SourceForge Headquarters 1320 Columbia Street Suite 310 San Diego, CA 92101 +1 (858) 422-6466

Hilmar Lapp wrote:
> On Apr 22, 2009, at 4:45 PM, Mark Dominus wrote:
>> I understand there is probably some way to dump the TB2-format data as
>> it currently exists at SDSC, transfer the dump files to NESCent, and
>> bulk-load them into the database on the NESCent side.
> 
> In theory yes, but in practice each RDBMS has its own dump format.  
> Ideally we can get DB2 to dump the data as SQL standard-compliant  
> INSERT statements, but I don't know DB2 enough yet to know whether it  
> does that, and aside from that there's more than the data itself, such  
> as the sequence(s), grants, etc that may not dump in a format that's  
> readily ingestible by Pg.

It dumps the sequences, grants, foreign key constraints, and so forth, 
as SQL; see trunk/schema.sql .

But for dumping the data, it seems as though we can get any format we 
want, as long as it is IXF.

So it then occurred to me that it would not be hard to write a program 
that would scan all the records in a table and write out a series of SQL 
INSERT statements.

But rather than do that, it seems to me that it might make more sense to 
skip the text representation and just write a program that would run at 
NESCent, scan the tables over the network, and execute the appropriate 
INSERT statements directly, without ever serializing the data in between.

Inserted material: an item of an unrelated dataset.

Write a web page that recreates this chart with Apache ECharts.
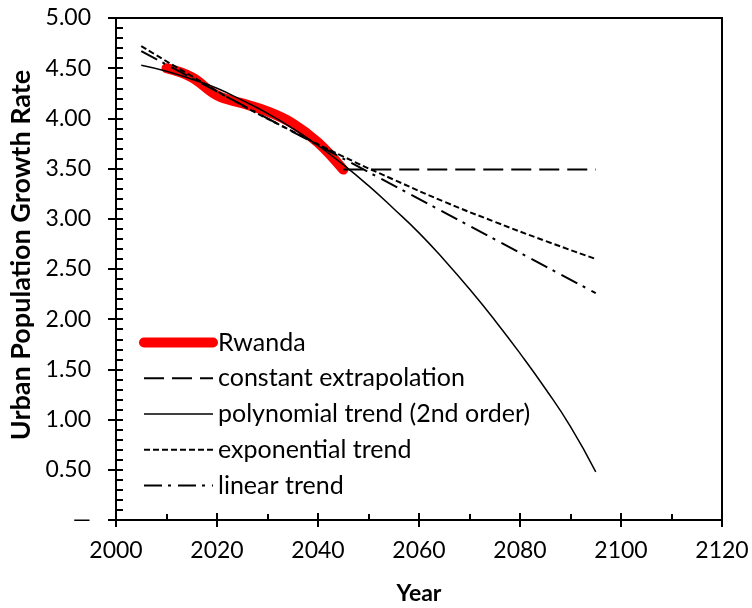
<!DOCTYPE html>
<html>
<head>
<meta charset="utf-8">
<script src="https://cdn.jsdelivr.net/npm/echarts@6/dist/echarts.min.js"></script>
<style>
html, body { margin: 0; padding: 0; background: #fff; }
#chart { width: 752px; height: 608px; }
</style>
</head>
<body>
<div id="chart"></div>
<script>
// data
var rwandaYears = [2010, 2015, 2020, 2025, 2030, 2035, 2040, 2045];
var rwandaRate = [4.50, 4.41, 4.23, 4.15, 4.07, 3.95, 3.76, 3.49];
var constYears = [2045, 2095];
var constRate = [3.49, 3.49];
var polyYears = [2005, 2010, 2015, 2020, 2025, 2030, 2035, 2040, 2045, 2050, 2055, 2060, 2065, 2070, 2075, 2080, 2085, 2090, 2095];
var polyRate = [4.53, 4.47, 4.39, 4.30, 4.18, 4.05, 3.90, 3.73, 3.54, 3.33, 3.10, 2.86, 2.59, 2.30, 1.99, 1.66, 1.31, 0.93, 0.48];
var expYears = [2005, 2015, 2025, 2035, 2045, 2055, 2065, 2075, 2085, 2095];
var expRate = [4.72, 4.42, 4.13, 3.87, 3.62, 3.39, 3.17, 2.97, 2.78, 2.60];
var linYears = [2005, 2095];
var linRate = [4.67, 2.26];
var seriesNames = ['Rwanda', 'constant extrapolation', 'polynomial trend (2nd order)', 'exponential trend', 'linear trend'];

var FONT = 'Lato';

function pairs(xs, ys) {
    return xs.map(function (x, i) { return [x, ys[i]]; });
}

var chart = echarts.init(document.getElementById('chart'));

var axisLine = { show: true, onZero: false, lineStyle: { color: '#000', width: 2 } };

chart.setOption({
    animation: false,
    backgroundColor: '#fff',
    grid: {
        left: 116, right: 30, top: 18, bottom: 88,
        show: true, borderColor: '#000', borderWidth: 2,
        outerBoundsMode: 'none'
    },
    legend: {
        orient: 'vertical',
        left: 134, top: 325,
        itemWidth: 69, itemHeight: 14, itemGap: 10.75,
        lineStyle: { width: 'inherit' },
        // hide the marker that the legend puts in the middle of each line
        itemStyle: { opacity: 0, color: 'transparent', borderWidth: 0 },
        textStyle: { fontFamily: FONT, fontSize: 25, color: '#000', lineHeight: 24 },
        data: seriesNames
    },
    xAxis: [{
        type: 'value', min: 2000, max: 2120, interval: 20,
        name: 'Year', nameLocation: 'middle', nameGap: 62,
        nameTextStyle: { fontFamily: FONT, fontSize: 23, fontWeight: 'bold', color: '#000' },
        axisLine: axisLine,
        axisTick: { show: true, inside: false, length: 7, lineStyle: { color: '#000', width: 2 } },
        axisLabel: {
            margin: 19, fontFamily: FONT, fontSize: 23, color: '#000',
            formatter: function (v) { return String(v); }
        },
        splitLine: { show: false }
    }, {
        type: 'value', min: 2000, max: 2120, interval: 20, position: 'bottom',
        axisLine: axisLine,
        axisTick: { show: true, inside: true, length: 7, lineStyle: { color: '#000', width: 2 } },
        minorTick: { show: true, splitNumber: 2, length: 6, lineStyle: { color: '#000', width: 2 } },
        axisLabel: { show: false },
        splitLine: { show: false }
    }],
    yAxis: [{
        type: 'value', min: 0, max: 5, interval: 0.5,
        name: 'Urban Population Growth Rate', nameLocation: 'middle', nameGap: 80,
        nameTextStyle: { fontFamily: FONT, fontSize: 27, fontWeight: 'bold', color: '#000', padding: [0, 0, 0, 28] },
        axisLine: axisLine,
        axisTick: { show: true, inside: false, length: 8, lineStyle: { color: '#000', width: 2 } },
        axisLabel: {
            margin: 25, fontFamily: FONT, fontSize: 23, color: '#000',
            formatter: function (v) { return v === 0 ? '\u2014' : v.toFixed(2); }
        },
        splitLine: { show: false }
    }, {
        type: 'value', min: 0, max: 5, interval: 0.5, position: 'left',
        axisLine: axisLine,
        axisTick: { show: true, inside: true, length: 7, lineStyle: { color: '#000', width: 2 } },
        minorTick: { show: true, splitNumber: 5, length: 7, lineStyle: { color: '#000', width: 2 } },
        axisLabel: { show: false },
        splitLine: { show: false }
    }],
    series: [{
        name: seriesNames[0], type: 'line', symbol: 'none', smooth: 0.4,
        data: pairs(rwandaYears, rwandaRate),
        lineStyle: { color: '#ff0000', width: 10, cap: 'round', join: 'round' },
        itemStyle: { color: '#ff0000' }
    }, {
        name: seriesNames[1], type: 'line', symbol: 'none',
        data: pairs(constYears, constRate),
        lineStyle: { color: '#000', width: 2, type: [20, 8] },
        itemStyle: { color: '#000' }
    }, {
        name: seriesNames[2], type: 'line', symbol: 'none', smooth: true,
        data: pairs(polyYears, polyRate),
        lineStyle: { color: '#000', width: 1.5 },
        itemStyle: { color: '#000' }
    }, {
        name: seriesNames[3], type: 'line', symbol: 'none', smooth: true,
        data: pairs(expYears, expRate),
        lineStyle: { color: '#000', width: 2, type: [6, 3] },
        itemStyle: { color: '#000' }
    }, {
        name: seriesNames[4], type: 'line', symbol: 'none',
        data: pairs(linYears, linRate),
        lineStyle: { color: '#000', width: 2, type: [18, 6, 3, 7] },
        itemStyle: { color: '#000' }
    }]
});
</script>
</body>
</html>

The drawback of this comes if we need to import the SDSC data a second 
time for some reason.  It would all have to be transferred over the 
network a second time.  A dump file need only be transferred once, and 
then could be stored at NESCent and loaded as many times as needed.  The 
benefit would be that there would be no need to worry about escape code 
conventions or strange characters or anything like that, and there would 
be no need to ship around a bunch of big files.